— TASK OBJECTIVE —
Print the data exactly, leaving nothing out.

— SUPPLIED MATERIAL —
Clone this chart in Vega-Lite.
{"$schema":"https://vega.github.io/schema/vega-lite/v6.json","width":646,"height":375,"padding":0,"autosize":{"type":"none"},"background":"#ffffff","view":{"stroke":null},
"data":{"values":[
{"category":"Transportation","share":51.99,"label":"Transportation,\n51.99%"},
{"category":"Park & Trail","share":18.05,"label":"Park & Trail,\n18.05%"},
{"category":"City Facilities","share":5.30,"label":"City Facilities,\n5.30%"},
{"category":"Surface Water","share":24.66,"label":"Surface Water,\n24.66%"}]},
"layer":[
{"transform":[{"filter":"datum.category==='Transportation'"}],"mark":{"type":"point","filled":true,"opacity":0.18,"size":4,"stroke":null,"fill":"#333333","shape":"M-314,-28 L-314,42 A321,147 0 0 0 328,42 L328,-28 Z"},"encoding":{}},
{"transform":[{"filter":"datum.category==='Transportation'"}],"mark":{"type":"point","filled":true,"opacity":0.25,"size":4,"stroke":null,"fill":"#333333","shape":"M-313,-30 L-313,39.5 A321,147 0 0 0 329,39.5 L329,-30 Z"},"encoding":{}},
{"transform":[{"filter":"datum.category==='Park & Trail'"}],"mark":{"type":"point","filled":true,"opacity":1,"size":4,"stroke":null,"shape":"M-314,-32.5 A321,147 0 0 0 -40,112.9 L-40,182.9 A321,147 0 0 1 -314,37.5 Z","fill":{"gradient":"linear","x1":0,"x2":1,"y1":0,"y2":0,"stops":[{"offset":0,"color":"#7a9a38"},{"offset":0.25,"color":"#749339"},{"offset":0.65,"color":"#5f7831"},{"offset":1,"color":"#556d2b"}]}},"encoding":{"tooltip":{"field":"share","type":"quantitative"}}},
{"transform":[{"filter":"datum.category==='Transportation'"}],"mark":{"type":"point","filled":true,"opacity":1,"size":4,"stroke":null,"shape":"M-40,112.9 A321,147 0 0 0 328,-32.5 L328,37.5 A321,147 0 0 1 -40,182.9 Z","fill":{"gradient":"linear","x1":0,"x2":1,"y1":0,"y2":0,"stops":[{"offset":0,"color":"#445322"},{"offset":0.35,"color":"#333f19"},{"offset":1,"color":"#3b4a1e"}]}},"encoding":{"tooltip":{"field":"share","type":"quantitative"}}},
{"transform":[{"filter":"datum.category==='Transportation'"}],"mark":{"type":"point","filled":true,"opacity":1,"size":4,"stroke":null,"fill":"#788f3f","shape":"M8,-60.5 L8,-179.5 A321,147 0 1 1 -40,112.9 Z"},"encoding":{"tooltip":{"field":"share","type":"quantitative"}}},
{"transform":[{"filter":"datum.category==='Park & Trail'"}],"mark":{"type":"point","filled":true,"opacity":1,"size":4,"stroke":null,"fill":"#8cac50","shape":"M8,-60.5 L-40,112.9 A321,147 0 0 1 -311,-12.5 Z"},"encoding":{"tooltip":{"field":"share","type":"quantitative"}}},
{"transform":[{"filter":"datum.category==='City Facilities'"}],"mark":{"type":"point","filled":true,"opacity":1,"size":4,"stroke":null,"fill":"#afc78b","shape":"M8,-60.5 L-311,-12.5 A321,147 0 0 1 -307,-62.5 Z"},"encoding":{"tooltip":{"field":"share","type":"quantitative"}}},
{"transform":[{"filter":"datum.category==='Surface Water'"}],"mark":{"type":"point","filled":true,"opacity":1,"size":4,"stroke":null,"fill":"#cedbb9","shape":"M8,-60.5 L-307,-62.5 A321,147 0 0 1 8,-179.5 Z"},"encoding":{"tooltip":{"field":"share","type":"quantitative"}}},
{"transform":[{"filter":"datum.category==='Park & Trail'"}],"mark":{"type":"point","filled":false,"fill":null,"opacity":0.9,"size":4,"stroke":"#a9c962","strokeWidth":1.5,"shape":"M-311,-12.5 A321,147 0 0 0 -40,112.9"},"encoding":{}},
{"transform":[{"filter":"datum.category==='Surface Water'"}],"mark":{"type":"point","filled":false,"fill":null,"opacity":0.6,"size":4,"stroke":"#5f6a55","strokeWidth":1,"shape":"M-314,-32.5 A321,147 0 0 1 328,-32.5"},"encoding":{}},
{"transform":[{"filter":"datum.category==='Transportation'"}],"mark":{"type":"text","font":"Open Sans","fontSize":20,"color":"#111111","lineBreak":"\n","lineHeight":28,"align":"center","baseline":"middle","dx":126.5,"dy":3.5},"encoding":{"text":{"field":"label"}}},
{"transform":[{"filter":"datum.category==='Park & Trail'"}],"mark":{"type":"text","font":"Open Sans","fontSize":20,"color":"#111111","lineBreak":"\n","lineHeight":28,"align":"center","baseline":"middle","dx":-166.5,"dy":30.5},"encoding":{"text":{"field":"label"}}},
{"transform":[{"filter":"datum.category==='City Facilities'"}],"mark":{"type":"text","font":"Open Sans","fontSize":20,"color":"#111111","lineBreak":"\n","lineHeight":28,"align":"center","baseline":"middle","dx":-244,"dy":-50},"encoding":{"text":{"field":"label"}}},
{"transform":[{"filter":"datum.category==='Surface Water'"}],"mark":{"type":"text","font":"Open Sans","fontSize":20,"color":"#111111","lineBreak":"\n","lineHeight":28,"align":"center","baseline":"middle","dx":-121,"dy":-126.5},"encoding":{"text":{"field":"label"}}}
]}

— SOLUTION —
Clone this chart in Vega-Lite.
{"$schema":"https://vega.github.io/schema/vega-lite/v6.json","width":646,"height":375,"padding":0,"autosize":{"type":"none"},"background":"#ffffff","view":{"stroke":null},
"data":{"values":[
{"category":"Transportation","share":51.99,"label":"Transportation,\n51.99%"},
{"category":"Park & Trail","share":18.05,"label":"Park & Trail,\n18.05%"},
{"category":"City Facilities","share":5.30,"label":"City Facilities,\n5.30%"},
{"category":"Surface Water","share":24.66,"label":"Surface Water,\n24.66%"}]},
"layer":[
{"transform":[{"filter":"datum.category==='Transportation'"}],"mark":{"type":"point","filled":true,"opacity":0.18,"size":4,"stroke":null,"fill":"#333333","shape":"M-314,-28 L-314,42 A321,147 0 0 0 328,42 L328,-28 Z"},"encoding":{}},
{"transform":[{"filter":"datum.category==='Transportation'"}],"mark":{"type":"point","filled":true,"opacity":0.25,"size":4,"stroke":null,"fill":"#333333","shape":"M-313,-30 L-313,39.5 A321,147 0 0 0 329,39.5 L329,-30 Z"},"encoding":{}},
{"transform":[{"filter":"datum.category==='Park & Trail'"}],"mark":{"type":"point","filled":true,"opacity":1,"size":4,"stroke":null,"shape":"M-314,-32.5 A321,147 0 0 0 -40,112.9 L-40,182.9 A321,147 0 0 1 -314,37.5 Z","fill":{"gradient":"linear","x1":0,"x2":1,"y1":0,"y2":0,"stops":[{"offset":0,"color":"#7a9a38"},{"offset":0.25,"color":"#749339"},{"offset":0.65,"color":"#5f7831"},{"offset":1,"color":"#556d2b"}]}},"encoding":{"tooltip":{"field":"share","type":"quantitative"}}},
{"transform":[{"filter":"datum.category==='Transportation'"}],"mark":{"type":"point","filled":true,"opacity":1,"size":4,"stroke":null,"shape":"M-40,112.9 A321,147 0 0 0 328,-32.5 L328,37.5 A321,147 0 0 1 -40,182.9 Z","fill":{"gradient":"linear","x1":0,"x2":1,"y1":0,"y2":0,"stops":[{"offset":0,"color":"#445322"},{"offset":0.35,"color":"#333f19"},{"offset":1,"color":"#3b4a1e"}]}},"encoding":{"tooltip":{"field":"share","type":"quantitative"}}},
{"transform":[{"filter":"datum.category==='Transportation'"}],"mark":{"type":"point","filled":true,"opacity":1,"size":4,"stroke":null,"fill":"#788f3f","shape":"M8,-60.5 L8,-179.5 A321,147 0 1 1 -40,112.9 Z"},"encoding":{"tooltip":{"field":"share","type":"quantitative"}}},
{"transform":[{"filter":"datum.category==='Park & Trail'"}],"mark":{"type":"point","filled":true,"opacity":1,"size":4,"stroke":null,"fill":"#8cac50","shape":"M8,-60.5 L-40,112.9 A321,147 0 0 1 -311,-12.5 Z"},"encoding":{"tooltip":{"field":"share","type":"quantitative"}}},
{"transform":[{"filter":"datum.category==='City Facilities'"}],"mark":{"type":"point","filled":true,"opacity":1,"size":4,"stroke":null,"fill":"#afc78b","shape":"M8,-60.5 L-311,-12.5 A321,147 0 0 1 -307,-62.5 Z"},"encoding":{"tooltip":{"field":"share","type":"quantitative"}}},
{"transform":[{"filter":"datum.category==='Surface Water'"}],"mark":{"type":"point","filled":true,"opacity":1,"size":4,"stroke":null,"fill":"#cedbb9","shape":"M8,-60.5 L-307,-62.5 A321,147 0 0 1 8,-179.5 Z"},"encoding":{"tooltip":{"field":"share","type":"quantitative"}}},
{"transform":[{"filter":"datum.category==='Park & Trail'"}],"mark":{"type":"point","filled":false,"fill":null,"opacity":0.9,"size":4,"stroke":"#a9c962","strokeWidth":1.5,"shape":"M-311,-12.5 A321,147 0 0 0 -40,112.9"},"encoding":{}},
{"transform":[{"filter":"datum.category==='Surface Water'"}],"mark":{"type":"point","filled":false,"fill":null,"opacity":0.6,"size":4,"stroke":"#5f6a55","strokeWidth":1,"shape":"M-314,-32.5 A321,147 0 0 1 328,-32.5"},"encoding":{}},
{"transform":[{"filter":"datum.category==='Transportation'"}],"mark":{"type":"text","font":"Open Sans","fontSize":20,"color":"#111111","lineBreak":"\n","lineHeight":28,"align":"center","baseline":"middle","dx":126.5,"dy":3.5},"encoding":{"text":{"field":"label"}}},
{"transform":[{"filter":"datum.category==='Park & Trail'"}],"mark":{"type":"text","font":"Open Sans","fontSize":20,"color":"#111111","lineBreak":"\n","lineHeight":28,"align":"center","baseline":"middle","dx":-166.5,"dy":30.5},"encoding":{"text":{"field":"label"}}},
{"transform":[{"filter":"datum.category==='City Facilities'"}],"mark":{"type":"text","font":"Open Sans","fontSize":20,"color":"#111111","lineBreak":"\n","lineHeight":28,"align":"center","baseline":"middle","dx":-244,"dy":-50},"encoding":{"text":{"field":"label"}}},
{"transform":[{"filter":"datum.category==='Surface Water'"}],"mark":{"type":"text","font":"Open Sans","fontSize":20,"color":"#111111","lineBreak":"\n","lineHeight":28,"align":"center","baseline":"middle","dx":-121,"dy":-126.5},"encoding":{"text":{"field":"label"}}}
]}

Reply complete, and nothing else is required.